A number of open source projects can be used for caching. These include Ehcache, Hazelcast, Ignite, Infinispan, Memcached and Redis among others. Caching systems are valuable additions to distributed systems, but they must be implemented using disciplined practices that ensures data is accurate and readily available. Choosing appropriate data solutions for specific product use cases necessitates understanding a few computer science concepts.
CAP Theorem
The CAP theorem (coined by computer scientist Eric Brewer) describes what guarantees regarding consistency, availability and partition tolerance can be made about a given distributed cluster. Consistency guarantees the system appears to be maintaining a single up-to-date copy of the data up to the point of the last acknowledged write. It doesn’t matter which node provides access to the data. It always “looks” the same. Availability indicates that a system will always respond and provide the data requested. Such a system won’t fail to respond or respond with a message that it is too busy to provide the data. Partition tolerance ensures the system continues to operate despite communication issues between nodes. Distributed persistence systems including caches can guarantee no more than two of these three properties at any given time and others even trade off 100% guarantees on ANY of the CAP properties for speed.
Cache Misses
There’s a special property of caching systems that allow us additional freedom to reduce the strictness of CAP theorem decisions. Cache misses occur when data is not available in the fast cache and must be read from the original underlying storage. A cache miss can be the result of first access, aging out, replication or temporary unavailability. Caching use cases must be carefully identified to ensure that periodic cache misses are accounted for in the overall performance profile and still provide a large net advantage.
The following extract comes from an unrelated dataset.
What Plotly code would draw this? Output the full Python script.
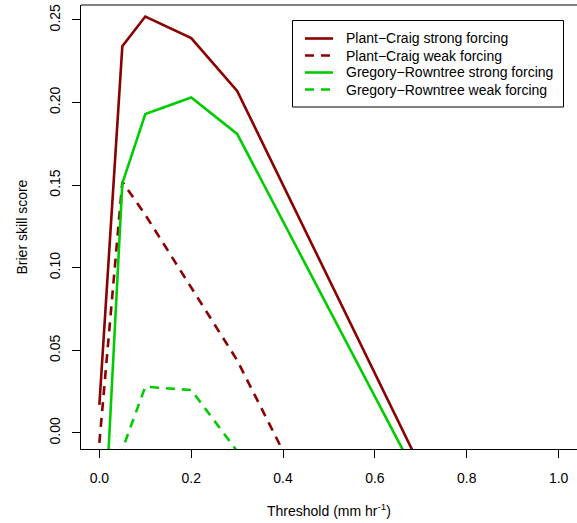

Comparison to ACID Properties in Traditional Databases
The usage of CAP theorem properties highlights the different needs and tradeoffs in modern distributed caching systems vs traditional relational databases in a non-distributed environment. Many traditional databases instead offer ACID transaction compliance: atomicity, consistency, isolation, and durability which provide different guarantees and tradeoffs compared to distributed persistence stores like caches. A transaction can be one or more statements or data operations. Atomicity guarantees reflect that all operations in a transaction succeed or fail completely as a unit. Consistency is used in a slightly different manner here than in CAP and refers to preventing any database state that violates data integrity rules defined in the database after applying a transaction (constraints, triggers, etc). Isolation allows concurrent data access to provide the same consistent values returned as if the access were taking place one a time sequentially. Durability guarantees that once a transaction is acknowledged it will remain even in case of full system power failure and restart. In other words, it’s been recorded in some area of hard drive storage or other non-volatile memory.
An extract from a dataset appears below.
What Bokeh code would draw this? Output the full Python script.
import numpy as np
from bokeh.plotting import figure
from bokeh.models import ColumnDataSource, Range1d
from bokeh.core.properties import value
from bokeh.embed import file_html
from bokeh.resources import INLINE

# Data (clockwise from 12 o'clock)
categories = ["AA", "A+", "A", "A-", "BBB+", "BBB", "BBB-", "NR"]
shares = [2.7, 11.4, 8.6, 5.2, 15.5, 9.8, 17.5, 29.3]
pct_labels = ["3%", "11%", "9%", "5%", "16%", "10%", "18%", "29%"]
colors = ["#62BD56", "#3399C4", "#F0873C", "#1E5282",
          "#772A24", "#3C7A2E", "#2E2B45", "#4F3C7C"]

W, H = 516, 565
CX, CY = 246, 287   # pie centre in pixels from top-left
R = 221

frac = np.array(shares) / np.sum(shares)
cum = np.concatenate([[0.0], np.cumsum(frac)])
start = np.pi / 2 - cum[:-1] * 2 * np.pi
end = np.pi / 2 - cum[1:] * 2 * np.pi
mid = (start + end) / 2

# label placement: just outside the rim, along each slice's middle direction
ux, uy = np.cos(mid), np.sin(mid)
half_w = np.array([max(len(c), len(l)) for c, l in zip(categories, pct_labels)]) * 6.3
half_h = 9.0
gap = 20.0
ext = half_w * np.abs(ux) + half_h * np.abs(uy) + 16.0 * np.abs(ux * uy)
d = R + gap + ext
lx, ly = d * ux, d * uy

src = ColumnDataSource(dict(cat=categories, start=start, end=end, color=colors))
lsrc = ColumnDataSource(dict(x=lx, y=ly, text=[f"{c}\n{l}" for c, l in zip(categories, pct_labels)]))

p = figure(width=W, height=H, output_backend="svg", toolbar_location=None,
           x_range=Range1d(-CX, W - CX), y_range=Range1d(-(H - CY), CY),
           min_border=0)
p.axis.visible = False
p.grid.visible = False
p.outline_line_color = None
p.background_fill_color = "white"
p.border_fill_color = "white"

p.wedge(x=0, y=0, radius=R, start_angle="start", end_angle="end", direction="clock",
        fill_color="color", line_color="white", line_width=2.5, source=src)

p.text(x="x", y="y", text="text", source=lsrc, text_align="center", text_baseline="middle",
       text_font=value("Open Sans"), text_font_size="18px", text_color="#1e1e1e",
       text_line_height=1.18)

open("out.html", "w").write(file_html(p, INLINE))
While ACID properties provide great simplicity and expectations for data access, they come at a cost when data needs to be written and read from multiple nodes to achieve greater scale, reduce global latency, and/or increase resiliency compared to the risk of a single giant machine becoming unavailable so the different concept of CAP emerged as a useful standard to be applied instead. It should be noted that even traditional databases may allow relaxing various aspects of ACID properties in exchange for performance, but the guarantees are available if desired.
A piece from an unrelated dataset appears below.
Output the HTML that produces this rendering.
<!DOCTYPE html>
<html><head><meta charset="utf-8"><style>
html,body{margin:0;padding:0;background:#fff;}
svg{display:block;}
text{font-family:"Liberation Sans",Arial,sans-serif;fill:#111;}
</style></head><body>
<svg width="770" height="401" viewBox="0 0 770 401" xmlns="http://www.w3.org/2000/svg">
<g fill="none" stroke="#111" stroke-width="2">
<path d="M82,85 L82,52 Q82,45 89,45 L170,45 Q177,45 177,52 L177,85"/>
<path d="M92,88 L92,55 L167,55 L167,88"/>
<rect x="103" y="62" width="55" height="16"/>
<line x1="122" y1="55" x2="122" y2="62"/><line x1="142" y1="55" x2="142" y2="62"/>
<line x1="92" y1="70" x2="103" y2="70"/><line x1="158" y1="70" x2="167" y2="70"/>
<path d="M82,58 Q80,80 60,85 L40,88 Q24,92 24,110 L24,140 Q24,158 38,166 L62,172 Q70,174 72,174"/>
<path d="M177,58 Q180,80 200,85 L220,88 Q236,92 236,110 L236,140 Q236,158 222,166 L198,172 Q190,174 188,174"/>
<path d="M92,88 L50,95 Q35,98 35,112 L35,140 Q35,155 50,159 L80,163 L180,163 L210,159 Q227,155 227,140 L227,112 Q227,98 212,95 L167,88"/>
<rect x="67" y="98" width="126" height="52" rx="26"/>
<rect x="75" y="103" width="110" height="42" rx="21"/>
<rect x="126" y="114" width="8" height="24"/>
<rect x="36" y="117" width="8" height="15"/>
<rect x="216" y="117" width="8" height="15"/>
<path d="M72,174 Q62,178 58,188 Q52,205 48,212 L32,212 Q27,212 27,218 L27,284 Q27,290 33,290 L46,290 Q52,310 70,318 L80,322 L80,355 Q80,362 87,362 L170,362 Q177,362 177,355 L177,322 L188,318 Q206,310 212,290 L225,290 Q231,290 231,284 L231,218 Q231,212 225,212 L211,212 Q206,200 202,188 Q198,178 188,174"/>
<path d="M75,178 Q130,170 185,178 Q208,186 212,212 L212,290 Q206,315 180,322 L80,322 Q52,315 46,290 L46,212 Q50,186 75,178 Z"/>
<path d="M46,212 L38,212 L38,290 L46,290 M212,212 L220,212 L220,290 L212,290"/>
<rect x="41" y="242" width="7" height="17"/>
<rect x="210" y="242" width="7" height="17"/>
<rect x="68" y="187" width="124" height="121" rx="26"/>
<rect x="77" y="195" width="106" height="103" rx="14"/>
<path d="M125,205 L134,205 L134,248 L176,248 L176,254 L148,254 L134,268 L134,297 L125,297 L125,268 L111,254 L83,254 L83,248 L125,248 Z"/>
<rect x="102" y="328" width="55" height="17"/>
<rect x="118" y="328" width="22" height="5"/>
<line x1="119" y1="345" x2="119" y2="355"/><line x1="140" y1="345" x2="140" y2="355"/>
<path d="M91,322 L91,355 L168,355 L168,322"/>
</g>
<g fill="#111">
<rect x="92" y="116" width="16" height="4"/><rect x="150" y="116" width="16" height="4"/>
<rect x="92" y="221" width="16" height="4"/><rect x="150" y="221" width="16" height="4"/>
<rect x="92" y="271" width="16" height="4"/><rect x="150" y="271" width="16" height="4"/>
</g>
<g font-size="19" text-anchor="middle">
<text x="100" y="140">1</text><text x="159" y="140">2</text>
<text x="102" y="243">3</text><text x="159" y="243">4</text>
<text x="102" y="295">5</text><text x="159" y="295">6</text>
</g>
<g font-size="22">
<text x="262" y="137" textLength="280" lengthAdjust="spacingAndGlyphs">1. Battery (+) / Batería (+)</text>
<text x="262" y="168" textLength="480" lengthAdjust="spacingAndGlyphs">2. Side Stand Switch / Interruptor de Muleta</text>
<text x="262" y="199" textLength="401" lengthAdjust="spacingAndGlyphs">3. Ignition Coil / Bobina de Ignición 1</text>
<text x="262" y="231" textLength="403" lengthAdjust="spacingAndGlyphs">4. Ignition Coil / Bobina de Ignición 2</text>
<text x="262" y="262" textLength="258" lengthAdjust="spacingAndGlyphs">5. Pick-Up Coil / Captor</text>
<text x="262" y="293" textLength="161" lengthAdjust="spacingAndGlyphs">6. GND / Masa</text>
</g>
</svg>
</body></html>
The Advantages of Distributed Caches
Distributed caches provide blazingly fast access to data when it is needed. A properly designed cache effectively puts the essential data at the fingertips of those who need it most, saving time otherwise spent waiting for slow access to primary data storage. Distributed caches can be positioned at specific geographical locations for additional performance boosts. Distributed caches can be deployed with fault tolerance and resilience in mind, ensuring no disruption of service despite a node becoming within a cluster (due to hardware or other failure).
What it means to our Customers
Synchronoss uses distributed caches in a variety of scenarios. These include temporary storage in a multi-stage pipeline, managing user session data in web applications, and processing related to event notifications. Customers and users enjoy immediate access to accurate data without thought to the design and operation of such a system. Our years of experience implementing complex systems leveraging distributed caching have taught us many valuable lessons which are not obvious from the outside. With 5G rolling out, caching for edge servers will become an even more important topic for ensuring data consistency and availability.
Our projects currently in development continue to advance our capabilities in this area of technology which will ensure the best-in-class services to our customers for years to come.